*Records for this task*
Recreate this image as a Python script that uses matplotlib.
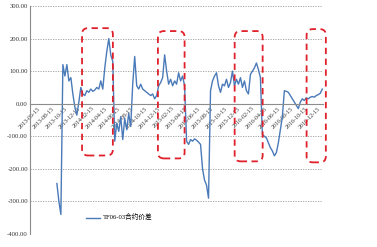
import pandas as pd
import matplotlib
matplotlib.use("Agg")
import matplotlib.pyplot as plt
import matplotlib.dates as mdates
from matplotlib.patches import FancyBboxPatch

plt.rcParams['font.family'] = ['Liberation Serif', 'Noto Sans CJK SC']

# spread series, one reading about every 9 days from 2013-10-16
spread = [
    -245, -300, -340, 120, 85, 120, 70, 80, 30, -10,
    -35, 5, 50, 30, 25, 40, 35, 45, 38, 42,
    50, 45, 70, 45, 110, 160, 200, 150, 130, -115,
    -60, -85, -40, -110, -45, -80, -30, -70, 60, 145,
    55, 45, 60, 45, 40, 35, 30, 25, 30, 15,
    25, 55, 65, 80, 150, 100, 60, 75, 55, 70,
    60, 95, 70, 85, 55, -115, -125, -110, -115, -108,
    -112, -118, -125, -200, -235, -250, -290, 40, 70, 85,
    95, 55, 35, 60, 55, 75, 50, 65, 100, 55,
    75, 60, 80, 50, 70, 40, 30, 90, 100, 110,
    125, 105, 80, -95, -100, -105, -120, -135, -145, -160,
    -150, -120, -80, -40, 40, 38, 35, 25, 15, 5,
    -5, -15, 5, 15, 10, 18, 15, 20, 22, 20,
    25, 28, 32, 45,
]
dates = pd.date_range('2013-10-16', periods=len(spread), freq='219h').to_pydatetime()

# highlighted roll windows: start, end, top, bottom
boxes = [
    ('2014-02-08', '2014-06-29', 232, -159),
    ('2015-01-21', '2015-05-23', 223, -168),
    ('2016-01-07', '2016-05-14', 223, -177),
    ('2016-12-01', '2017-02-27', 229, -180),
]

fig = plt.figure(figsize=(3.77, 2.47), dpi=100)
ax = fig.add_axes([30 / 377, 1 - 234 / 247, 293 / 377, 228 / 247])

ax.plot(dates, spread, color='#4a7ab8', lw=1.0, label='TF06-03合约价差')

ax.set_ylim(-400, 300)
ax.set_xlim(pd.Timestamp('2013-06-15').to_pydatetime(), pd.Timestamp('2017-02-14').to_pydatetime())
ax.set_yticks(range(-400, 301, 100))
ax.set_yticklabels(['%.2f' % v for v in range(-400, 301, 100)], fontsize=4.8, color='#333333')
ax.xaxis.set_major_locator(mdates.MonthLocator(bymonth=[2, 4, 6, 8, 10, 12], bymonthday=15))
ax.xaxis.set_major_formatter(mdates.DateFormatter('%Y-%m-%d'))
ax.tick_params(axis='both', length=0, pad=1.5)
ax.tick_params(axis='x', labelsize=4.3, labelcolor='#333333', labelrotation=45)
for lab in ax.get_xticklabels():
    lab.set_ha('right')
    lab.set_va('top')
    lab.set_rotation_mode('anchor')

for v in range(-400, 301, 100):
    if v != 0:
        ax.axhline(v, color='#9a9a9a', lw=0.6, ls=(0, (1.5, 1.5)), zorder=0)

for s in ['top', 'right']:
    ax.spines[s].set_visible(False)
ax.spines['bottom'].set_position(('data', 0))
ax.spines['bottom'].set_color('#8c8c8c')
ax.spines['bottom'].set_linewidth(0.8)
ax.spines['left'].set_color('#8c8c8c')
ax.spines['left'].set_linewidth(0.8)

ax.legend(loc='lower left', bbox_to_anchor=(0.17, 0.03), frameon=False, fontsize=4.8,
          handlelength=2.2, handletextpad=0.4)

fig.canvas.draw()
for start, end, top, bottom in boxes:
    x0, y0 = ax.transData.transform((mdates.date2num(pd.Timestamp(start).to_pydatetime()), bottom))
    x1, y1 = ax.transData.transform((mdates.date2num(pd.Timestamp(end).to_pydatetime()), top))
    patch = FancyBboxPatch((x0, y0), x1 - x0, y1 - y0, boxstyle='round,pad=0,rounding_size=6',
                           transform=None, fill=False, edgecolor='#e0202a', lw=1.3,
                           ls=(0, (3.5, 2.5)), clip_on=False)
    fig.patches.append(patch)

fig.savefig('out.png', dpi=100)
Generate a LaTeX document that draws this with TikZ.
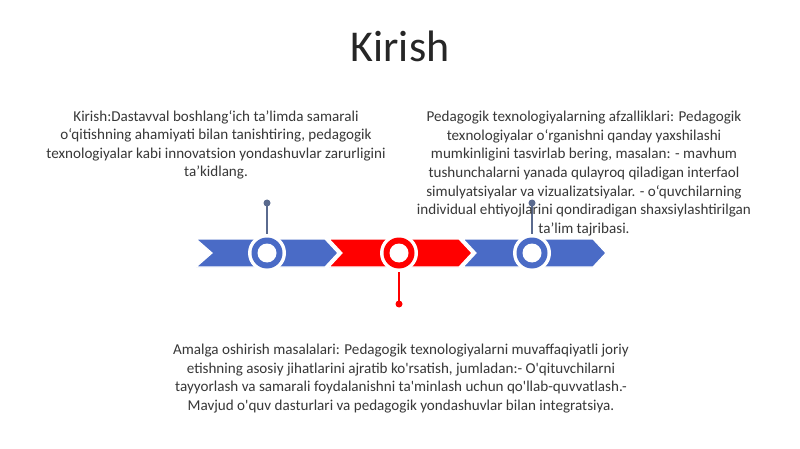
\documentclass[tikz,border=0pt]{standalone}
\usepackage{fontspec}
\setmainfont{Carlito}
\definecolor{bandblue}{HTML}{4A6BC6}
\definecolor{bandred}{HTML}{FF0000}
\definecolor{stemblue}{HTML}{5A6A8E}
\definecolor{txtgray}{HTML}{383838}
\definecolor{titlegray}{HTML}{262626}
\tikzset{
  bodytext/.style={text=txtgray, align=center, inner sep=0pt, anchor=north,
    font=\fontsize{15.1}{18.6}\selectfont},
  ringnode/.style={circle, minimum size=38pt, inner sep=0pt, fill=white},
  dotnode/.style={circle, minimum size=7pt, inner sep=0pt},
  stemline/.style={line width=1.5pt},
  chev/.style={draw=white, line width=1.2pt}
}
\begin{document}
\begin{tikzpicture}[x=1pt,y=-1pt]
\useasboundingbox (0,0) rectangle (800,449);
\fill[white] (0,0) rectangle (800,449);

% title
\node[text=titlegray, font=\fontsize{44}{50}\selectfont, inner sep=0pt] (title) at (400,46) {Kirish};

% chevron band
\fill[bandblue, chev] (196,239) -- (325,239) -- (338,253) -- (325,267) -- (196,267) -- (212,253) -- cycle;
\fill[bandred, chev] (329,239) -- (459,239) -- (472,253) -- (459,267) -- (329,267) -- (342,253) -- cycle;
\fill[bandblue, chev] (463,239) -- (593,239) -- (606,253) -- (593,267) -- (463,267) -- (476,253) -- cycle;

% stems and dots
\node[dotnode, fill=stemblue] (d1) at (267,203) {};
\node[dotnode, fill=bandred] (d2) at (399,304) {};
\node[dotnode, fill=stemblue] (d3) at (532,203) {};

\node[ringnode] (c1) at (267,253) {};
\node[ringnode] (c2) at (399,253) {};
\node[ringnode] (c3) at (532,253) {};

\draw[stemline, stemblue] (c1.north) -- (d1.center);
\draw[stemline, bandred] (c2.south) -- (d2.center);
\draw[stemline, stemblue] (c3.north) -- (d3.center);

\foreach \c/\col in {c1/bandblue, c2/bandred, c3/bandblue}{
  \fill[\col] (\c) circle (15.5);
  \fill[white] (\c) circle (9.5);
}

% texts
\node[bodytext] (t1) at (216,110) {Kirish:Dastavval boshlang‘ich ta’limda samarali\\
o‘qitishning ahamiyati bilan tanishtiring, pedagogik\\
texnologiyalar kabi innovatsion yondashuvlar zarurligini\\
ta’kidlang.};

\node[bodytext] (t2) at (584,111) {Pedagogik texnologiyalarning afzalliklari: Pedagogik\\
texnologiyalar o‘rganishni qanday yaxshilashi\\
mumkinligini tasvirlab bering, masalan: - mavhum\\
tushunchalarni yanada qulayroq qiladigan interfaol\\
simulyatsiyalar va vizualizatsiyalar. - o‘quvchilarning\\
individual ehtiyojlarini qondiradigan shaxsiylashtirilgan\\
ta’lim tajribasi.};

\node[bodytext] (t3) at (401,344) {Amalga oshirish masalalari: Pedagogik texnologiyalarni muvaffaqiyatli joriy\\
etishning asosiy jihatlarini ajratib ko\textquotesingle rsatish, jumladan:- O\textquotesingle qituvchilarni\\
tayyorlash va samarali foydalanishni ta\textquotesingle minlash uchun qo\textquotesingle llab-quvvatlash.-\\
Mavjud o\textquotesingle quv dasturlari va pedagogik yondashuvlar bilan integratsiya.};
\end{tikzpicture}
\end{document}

*Aim*
Return every line containing "that".

*Answer to the exercise*
Recreate this image as a Python script that uses matplotlib.
Generate a LaTeX document that draws this with TikZ.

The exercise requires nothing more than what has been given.